Richard asked him, “don’t you need someone back here to drive?”

“Not yet” the captain replied. “But hang around a little while before you go back up front.”

Two days later, the call for ammunition on the front came down. Both of the captain’s drivers had been injured and couldn’t drive.

“He asked me [if I] could I drive a jeep. I said ‘I can drive any damn thing you got, Captain.’ I drove that jeep for 18,000 miles, most of the time with the top down,” Richard said. “I still got the trip ticket.”

On the way to join the Army in Italy, Richard happened upon one of the most disturbing scenes of his service, one that still haunts the 87-year-old today.

The service unit he was attached to helped liberate the Dachau concentration camp.

“It’s hard to tell you how it was,” Richard said. “When we first got there, some of them, when we opened the gate, they got out and there was a dead horse across the street.”
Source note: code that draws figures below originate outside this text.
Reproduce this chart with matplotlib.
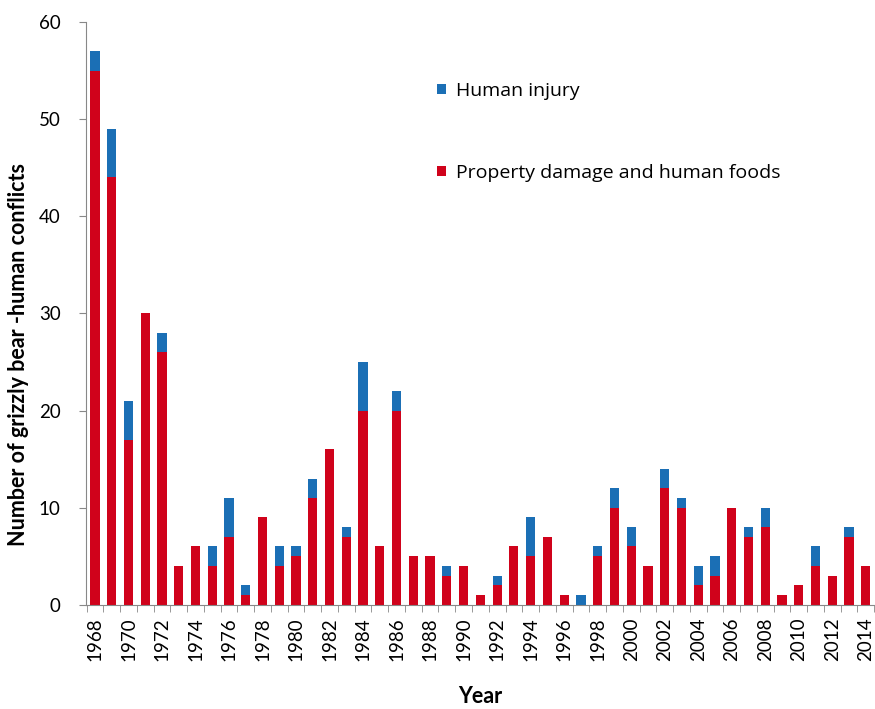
import matplotlib
matplotlib.use("Agg")
import matplotlib.pyplot as plt
import numpy as np

years = list(range(1968, 2015))
property_damage = [55, 44, 17, 30, 26, 4, 6, 4, 7, 1,
                   9, 4, 5, 11, 16, 7, 20, 6, 20, 5,
                   5, 3, 4, 1, 2, 6, 5, 7, 1, 0,
                   5, 10, 6, 4, 12, 10, 2, 3, 10, 7,
                   8, 1, 2, 4, 3, 7, 4]
human_injury = [2, 5, 4, 0, 2, 0, 0, 2, 4, 1,
                0, 2, 1, 2, 0, 1, 5, 0, 2, 0,
                0, 1, 0, 0, 1, 0, 4, 0, 0, 1,
                1, 2, 2, 0, 2, 1, 2, 2, 0, 1,
                2, 0, 0, 2, 0, 1, 0]
tick_years = [str(y) for y in years[::2]]

plt.rcParams['font.family'] = ['Lato', 'DejaVu Sans']

fig = plt.figure(figsize=(8.75, 7.09), dpi=100)
ax = fig.add_axes([0.098, 0.147, 0.902, 0.822])

red = '#D0021B'
blue = '#1B6FB5'
x = np.arange(len(years))
w = 0.55
ax.bar(x, property_damage, width=w, color=red, label='Property damage and human foods', zorder=2)
ax.bar(x, human_injury, width=w, bottom=property_damage, color=blue, label='Human injury', zorder=2)

ax.set_xlim(-0.55, len(years) - 0.45)
ax.set_ylim(0, 60)
ax.set_yticks(range(0, 61, 10))
ax.set_xticks(x[::2])
ax.set_xticklabels(tick_years, rotation=90, fontsize=13.5)
ax.set_xticks(np.arange(-0.5, len(years), 1), minor=True)
ax.tick_params(axis='x', which='major', length=0, pad=9)
ax.tick_params(axis='x', which='minor', length=5, color='#888888', direction='out')
ax.tick_params(axis='y', labelsize=13.5, length=5, color='#888888', direction='out', pad=13)

for s in ['top', 'right']:
    ax.spines[s].set_visible(False)
for s in ['left', 'bottom']:
    ax.spines[s].set_color('#888888')

ax.set_ylabel('Number of grizzly bear -human conflicts', fontsize=15.5, fontweight='bold')
ax.yaxis.set_label_coords(-0.085, 0.43)
ax.set_xlabel('Year', fontsize=15.5, fontweight='bold')
ax.xaxis.set_label_coords(0.5, -0.158)
ax.xaxis.label.set_va('center')
ax.yaxis.label.set_va('center')

handles, labels = ax.get_legend_handles_labels()
leg = ax.legend(handles[::-1], labels[::-1], loc='upper left', bbox_to_anchor=(0.4456, 0.897),
                borderaxespad=0, borderpad=0,
                frameon=False, prop={'family': ['Open Sans', 'DejaVu Sans'], 'size': 14},
                labelspacing=3.3, handlelength=0.45,
                handleheight=0.45, handletextpad=0.5)

fig.savefig('out.png', dpi=100)
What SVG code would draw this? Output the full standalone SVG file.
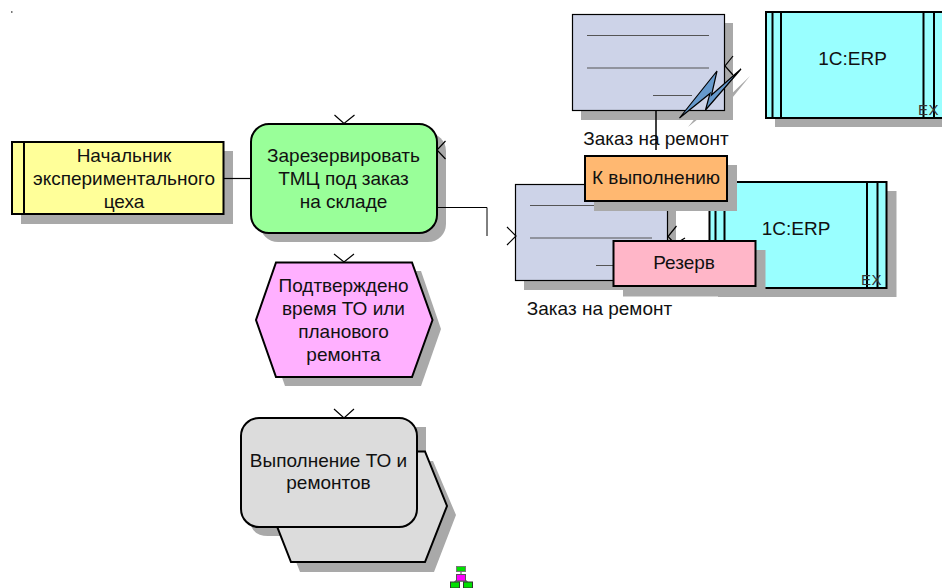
<svg xmlns="http://www.w3.org/2000/svg" width="942" height="588" viewBox="0 0 942 588">
<style>
text{font-family:"Liberation Sans",Arial,sans-serif;font-size:19px;fill:#111;text-anchor:middle}
.s{fill:#a9a9a9;stroke:none}
.n{stroke:#000;stroke-width:2}
.l{fill:none;stroke:#000;stroke-width:1}
.t{fill:none;stroke:#555;stroke-width:1.2}
.m{fill:none;stroke:#000;stroke-width:1.2}
.doc{fill:#cdd3e8;stroke:#000;stroke-width:1.2}
.erp{fill:#99ffff}
.ex{font-size:15px;letter-spacing:0.5px;fill:#333}
</style>
<rect width="942" height="588" fill="#fff"/>
<g id="tick"><rect x="11" y="11" width="1.5" height="2" fill="#777"/></g>
<g id="n-erp1">
<rect class="s" x="775" y="21" width="167" height="106"/>
<rect class="erp n" x="766" y="12" width="180" height="106"/>
<path class="n" d="M772.500 12V118M781 12V118M923.500 12V118M934 12V118"/>
<text x="852.500" y="65">1C:ERP</text>
<text class="ex" x="928.500" y="115">EX</text>
</g>
<g id="n-doc1">
<rect class="s" x="581" y="23" width="152" height="97"/>
<path d="M688 127L726 80L721 104L750 76L715 119L719 102Z" class="s"/>
<rect class="doc" x="572.500" y="14.500" width="152" height="96"/>
<path class="t" d="M587 35.500H709M587 68H709M653 95.500H692"/>
<path class="m" d="M733 56L725 66L733 75"/>
<path d="M679.500 118L717 71L711.500 95L741 69L705.500 110L710 93.500Z" fill="#6699cc" stroke="#000" stroke-width="1.200"/>
<text x="656" y="145">Заказ на ремонт</text>
</g>
<g id="n-erp2">
<rect class="s" x="718" y="191" width="178.500" height="106"/>
<rect class="erp n" x="709.500" y="182" width="177" height="106"/>
<path class="n" d="M715.500 182V288M724.500 182V288M867 182V288M877.500 182V288"/>
<text x="796" y="235">1C:ERP</text>
<text class="ex" x="871.500" y="285">EX</text>
</g>
<g id="n-doc2">
<rect class="s" x="524" y="193" width="152" height="97"/>
<rect class="doc" x="515.500" y="184.500" width="152" height="96"/>
<path class="t" d="M530 205.500H652M530 238H652M596 265.500H635"/>
<path class="m" d="M507 227L516 236L507 245"/>
<path class="m" d="M676.500 226L668 236.500L676 245"/>
<path class="m" d="M680 241L685 238"/>
<text x="599.500" y="315">Заказ на ремонт</text>
</g>
<g id="n-orange">
<rect class="s" x="594" y="165" width="143" height="46"/>
<rect class="n" x="585" y="156" width="142" height="45" fill="#ffb871"/>
<text x="656" y="184">К выполнению</text>
</g>
<g id="n-pink">
<rect class="s" x="623" y="250" width="142.500" height="46.500"/>
<rect class="n" x="613.500" y="241" width="142" height="45" fill="#ffb6c8"/>
<text x="684" y="269">Резерв</text>
</g>
<g id="n-role">
<rect class="s" x="21" y="151" width="212" height="73"/>
<rect class="n" x="12" y="142" width="211.500" height="72" fill="#ffff99"/>
<path class="n" d="M24 142V214"/>
<text x="124" y="161.500">Начальник</text>
<text x="124" y="185">экспериментального</text>
<text x="124" y="207.500">цеха</text>
</g>
<g id="n-func">
<rect class="s" x="260" y="133" width="186" height="109" rx="18"/>
<rect class="n" x="251" y="124" width="186" height="109" rx="18" fill="#99ff99"/>
<path class="m" d="M334.500 115L344 123.500L354.500 115"/>
<path class="m" d="M445.500 141L437 150L445.500 159"/>
<text x="343.500" y="161.500">Зарезервировать</text>
<text x="343.500" y="185">ТМЦ под заказ</text>
<text x="343.500" y="207.500">на складе</text>
</g>
<g id="n-event">
<path class="s" d="M285 271H421L441 329L421 386H285L265 329Z"/>
<path class="n" d="M276 262.500H412L432.500 320L412 377H276L256 320Z" fill="#ffb0ff"/>
<path class="m" d="M334 254L344 262L354 254"/>
<text x="343.500" y="292">Подтверждено</text>
<text x="343.500" y="315">время ТО или</text>
<text x="343.500" y="338">планового</text>
<text x="343.500" y="361">ремонта</text>
</g>
<g id="n-process">
<path class="s" d="M260 427H426V461H433L456 515L434 572H300L286 536H268Q250 536 250 518Z"/>
<path class="n" d="M300 451.500H425L447 506L425 562H291L269 506Z" fill="#dcdcdc"/>
<rect class="n" x="241" y="418" width="176" height="109" rx="18" fill="#dcdcdc"/>
<path class="m" d="M334 409L344 418L354 409"/>
<text x="328.500" y="467">Выполнение ТО и</text>
<text x="328.500" y="489">ремонтов</text>
</g>
<g id="n-hierarchy">
<rect x="456.500" y="566.500" width="9" height="5" fill="#00e000" stroke="#777" stroke-width="1"/>
<path d="M461 572V576M455 588V581H467V588" fill="none" stroke="#444" stroke-width="1"/>
<rect x="456.500" y="574.500" width="9" height="6.500" fill="#ff00ff" stroke="#555" stroke-width="1"/>
<rect x="450.500" y="582" width="9" height="6" fill="#00e000" stroke="#333" stroke-width="1"/>
<rect x="463.500" y="582" width="9" height="6" fill="#00e000" stroke="#333" stroke-width="1"/>
</g>
<g id="connectors">
<path class="m" d="M224 178.500H251"/>
<path class="l" d="M437 207.500H487V236"/>
<path fill="none" stroke="#000" stroke-width="1.500" d="M656 110V150"/>
</g>
</svg>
Some of the prisoners were so hungry, they attacked the dead horse flesh.

The incident was just a precursor to what he saw next.

“We went [into Dachau] …  they had a trench about 40 feet wide and maybe 200 feet long filled with dead bodies: naked women, children, men …

“I went into one of the sheds they had that they slept in and they had a box about three foot square and a foot deep, and the only thing in there was teeth they had knocked out of people’s mouths when they shot ’em. I tell you it was terrible. I’ve never seen anything like that in my life.”

The people who weren’t killed were malnourished to the point they couldn’t walk, Richard said.

“They were lying down or sitting down, they didn’t have the strength to get up,” recalled Richard. “[The Germans] had a bunch of women they marched into the showers, and they said they were going to shower and clean them up. They turned the gas on and killed every damn one of ’em. …  You never forget it. I will never forget as long as I live.”